* _Exercise goal_: Take every line from the first down to the line with "import plotly.graph_objects as go" and set it down exactly, without the pictures.

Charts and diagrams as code
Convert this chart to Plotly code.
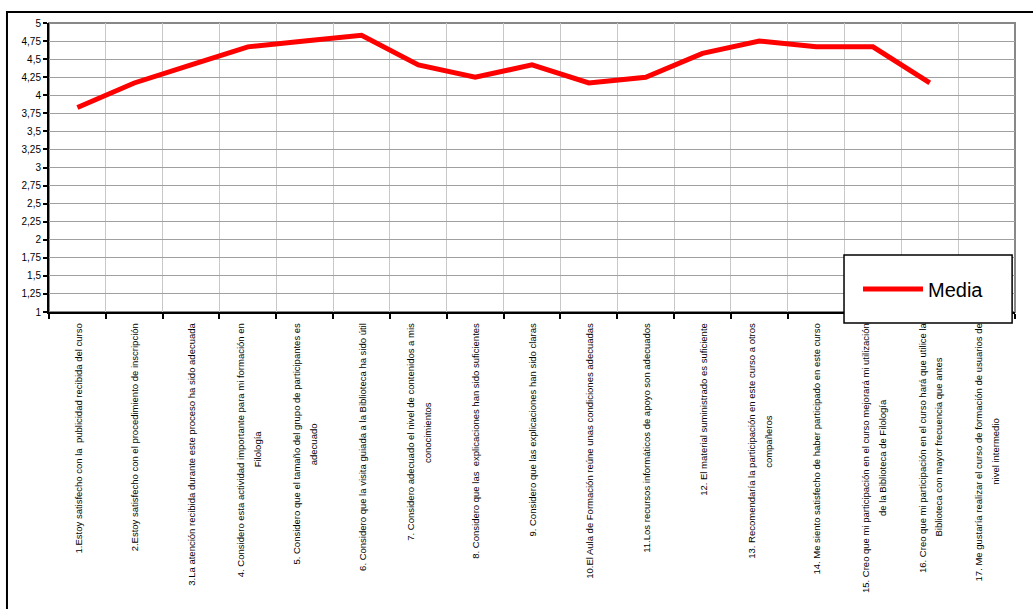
import plotly.graph_objects as go

# ---------------- data ----------------
label_lines = [
    ["1.Estoy satisfecho con la \u00a0publicidad recibida del curso"],
    ["2.Estoy satisfecho con el procedimiento de inscripción"],
    ["3.La atención recibida durante este proceso ha sido adecuada"],
    ["4. Considero esta actividad importante para mi formación en", "Filología"],
    ["5. Considero que el tamaño del grupo de participantes es", "adecuado"],
    ["6. Considero que la visita guiada a la Biblioteca ha sido útil"],
    ["7. Considero adecuado el nivel de contenidos a mis", "conocimientos"],
    ["8. Considero que las \u00a0explicaciones han sido suficientes"],
    ["9. Considero que las explicaciones han sido claras"],
    ["10.El Aula de Formación reúne unas condiciones adecuadas"],
    ["11.Los recursos informáticos de apoyo son adecuados"],
    ["12. El material suministrado es suficiente"],
    ["13. Recomendaría la participación en este curso a otros", "compañeros"],
    ["14. Me siento satisfecho de haber participado en este curso"],
    ["15. Creo que mi participación en el curso mejorará mi utilización", "de la Biblioteca de Filología"],
    ["16. Creo que mi participación en el curso hará que utilice la", "Biblioteca con mayor frecuencia que antes"],
    ["17. Me gustaría realizar el curso de formación de usuarios de", "nivel intermedio"],
]
categories = [" ".join(l) for l in label_lines]
media = [3.83, 4.17, 4.42, 4.67, 4.75, 4.83, 4.42, 4.25, 4.42, 4.17,
         4.25, 4.58, 4.75, 4.67, 4.67, 4.17, None]
series_name = "Media"
ytick_values = [1, 1.25, 1.5, 1.75, 2, 2.25, 2.5, 2.75, 3, 3.25, 3.5, 3.75,
                4, 4.25, 4.5, 4.75, 5]
ytick_labels = ["1", "1,25", "1,5", "1,75", "2", "2,25", "2,5", "2,75", "3",
                "3,25", "3,5", "3,75", "4", "4,25", "4,5", "4,75", "5"]

# ---------------- label formatting (centre second line) ----------------
W = {' ': .278, '\u00a0': .278, '.': .278, ',': .278, 'a': .556, 'b': .556, 'c': .5,
     'd': .556, 'e': .556, 'f': .278, 'g': .556, 'h': .556, 'i': .222, 'j': .222,
     'k': .5, 'l': .222, 'm': .833, 'n': .556, 'o': .556, 'p': .556, 'q': .556,
     'r': .333, 's': .5, 't': .278, 'u': .556, 'v': .5, 'w': .722, 'x': .5,
     'y': .5, 'z': .5, 'á': .556, 'é': .556, 'í': .278, 'ó': .556, 'ú': .556,
     'ñ': .556, 'A': .667, 'B': .667, 'C': .722, 'E': .667, 'F': .611, 'L': .556,
     'M': .833, 'R': .722}


def tw(s):
    return sum(W.get(ch, .556) for ch in s)


def fmt(lines):
    sp = '<span style="font-size:9.5px">%s</span>'
    if len(lines) == 1:
        return sp % lines[0]
    pad = max(0, round((tw(lines[0]) - tw(lines[1])) / 2 / .278))
    return sp % lines[0] + "<br>" + sp % (lines[1] + "\u00a0" * pad)


tick_text = [fmt(l) for l in label_lines]

FONT = "Arial, Liberation Sans, sans-serif"

fig = go.Figure()
fig.add_trace(go.Scatter(
    x=categories, y=media, name=series_name, mode="lines",
    line=dict(color="#FF0000", width=5), connectgaps=False,
))

fig.update_layout(
    width=1033, height=609,
    margin=dict(l=49, r=18, t=23, b=297, autoexpand=False),
    paper_bgcolor="white", plot_bgcolor="white",
    font=dict(family=FONT, color="black", size=10),
    showlegend=True,
    legend=dict(
        x=0.8375, y=0.08, xanchor="left", yanchor="middle",
        bgcolor="rgba(0,0,0,0)", borderwidth=0,
        font=dict(family=FONT, size=20, color="black"),
        itemwidth=60,
    ),
    xaxis=dict(
        type="category", range=[-0.5, 16.5],
        tickvals=categories, ticktext=tick_text, tickangle=-90,
        tickfont=dict(family=FONT, size=13, color="black"),
        tickson="boundaries", ticks="outside", ticklen=5, tickwidth=1.5,
        tickcolor="black", ticklabelstandoff=4,
        showline=True, linecolor="black", linewidth=2,
        showgrid=True, gridcolor="#c8c8c8", gridwidth=1,
        automargin=False, zeroline=False,
    ),
    yaxis=dict(
        range=[1, 5], tickvals=ytick_values, ticktext=ytick_labels,
        tickfont=dict(family=FONT, size=10, color="black"),
        ticks="outside", ticklen=4, tickwidth=1.5, tickcolor="black",
        showline=True, linecolor="black", linewidth=2,
        showgrid=True, gridcolor="#a0a0a0", gridwidth=1,
        automargin=False, zeroline=False,
    ),
    shapes=[
        # plot-area border (grey, top/right visible)
        dict(type="rect", xref="paper", yref="paper", x0=0, x1=1, y0=0, y1=1,
             line=dict(color="#888888", width=2), layer="below"),
        # outer chart frame
        dict(type="rect", xref="paper", yref="paper", x0=-0.0435, x1=1.2,
             y0=-1.5, y1=1.038, line=dict(color="black", width=2),
             fillcolor="rgba(0,0,0,0)", layer="above"),
        # legend frame
        dict(type="rect", xref="paper", yref="paper", x0=0.823, x1=0.997,
             y0=-0.038, y1=0.197, line=dict(color="black", width=1.5),
             fillcolor="white", layer="above"),
    ],
)

fig.write_html("out.html", config={"displayModeBar": False},
               post_script="document.body.style.margin='0';document.body.style.overflow='hidden';")
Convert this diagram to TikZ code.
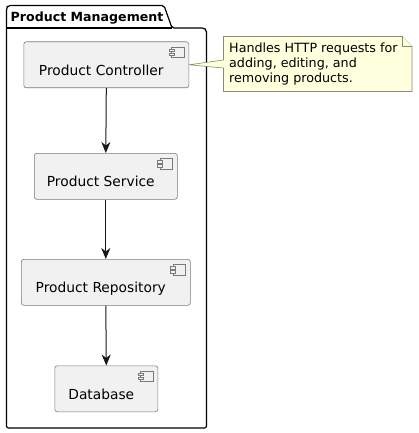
\documentclass[tikz,border=0pt]{standalone}
\usepackage{fontspec}
\setmainfont{DejaVu Sans}
\usetikzlibrary{arrows.meta}
\definecolor{compfill}{HTML}{F1F1F1}
\definecolor{compline}{HTML}{7A7A7A}
\definecolor{notefill}{HTML}{FEFFDD}
\definecolor{noteline}{HTML}{8A8A70}
\definecolor{inkc}{HTML}{181818}
\tikzset{
  x=1pt,y=-1pt,
  compbox/.style={draw=compline,fill=compfill,line width=0.6pt,rounded corners=2.5pt,inner sep=0pt,anchor=north west,text=black,font=\fontsize{13.8}{16}\selectfont},
  flow/.style={draw=inkc,line width=1pt,-{Stealth[length=11pt,width=9pt,inset=3.5pt]}},
  pkgline/.style={draw=black,line width=1.2pt,line join=round},
  iconline/.style={draw=compline,line width=0.5pt,fill=compfill},
  notetext/.style={font=\fontsize{12.7}{15}\selectfont,align=left,anchor=north west,inner sep=0pt,text=black}
}
\newcommand{\complabel}[1]{\raisebox{-10.5pt}[0pt][0pt]{#1}\kern10pt\relax}
\newcommand{\compicon}[1]{%
  \draw[iconline] ([xshift=-17.5pt,yshift=-5.5pt]#1.north east) rectangle ([xshift=-5pt,yshift=-16pt]#1.north east);
  \draw[iconline] ([xshift=-20pt,yshift=-7.5pt]#1.north east) rectangle ([xshift=-15pt,yshift=-10pt]#1.north east);
  \draw[iconline] ([xshift=-20pt,yshift=-11.5pt]#1.north east) rectangle ([xshift=-15pt,yshift=-14pt]#1.north east);
}
\begin{document}
\begin{tikzpicture}
\useasboundingbox (0,0) rectangle (418,433);
\fill[white] (0,0) rectangle (418,433);
% package
\draw[pkgline,rounded corners=2pt] (6.5,28) -- (6.5,8) -- (8,5.5) -- (164,5.5) -- (172,28) -- (204,28) -- (206.5,30) -- (206.5,428) -- (6.5,428) -- cycle;
\draw[pkgline] (6.5,28) -- (172,28);
\node[anchor=base west,inner sep=0pt,font=\bfseries\fontsize{12.6}{15}\selectfont] (pkgtitle) at (10.5,22) {Product Management};
% components
\node[compbox,minimum width=165pt,minimum height=46pt] (ctrl) at (23.5,41.5) {\complabel{Product Controller}};
\node[compbox,minimum width=143pt,minimum height=46pt] (serv) at (34,153) {\complabel{Product Service}};
\node[compbox,minimum width=169pt,minimum height=46pt] (repo) at (21,259) {\complabel{Product Repository}};
\node[compbox,minimum width=103pt,minimum height=46pt] (dbase) at (54.5,365.5) {\complabel{Database}};
\compicon{ctrl}\compicon{serv}\compicon{repo}\compicon{dbase}
% arrows
\draw[flow] (ctrl.south) -- (serv.north);
\draw[flow] (serv.south) -- (repo.north);
\draw[flow] (repo.south) -- (dbase.north);
% note
\coordinate (tailtip) at (ctrl.east);
\draw[draw=noteline,fill=notefill,line width=0.6pt,line join=round] (223.5,36.5) -- (402,36.5) -- (412,46.5) -- (412,91.5) -- (223.5,91.5) -- (223.5,68) -- (tailtip) -- (223.5,60) -- cycle;
\draw[draw=noteline,fill=notefill,line width=0.6pt,line join=round] (402,36.5) -- (402,46.5) -- (412,46.5);
\node[notetext] (notelabel) at (229,43) {Handles HTTP requests for\\adding, editing, and\\removing products.};
\end{tikzpicture}
\end{document}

* _Full answer_:
Convert this chart to Plotly code.
import plotly.graph_objects as go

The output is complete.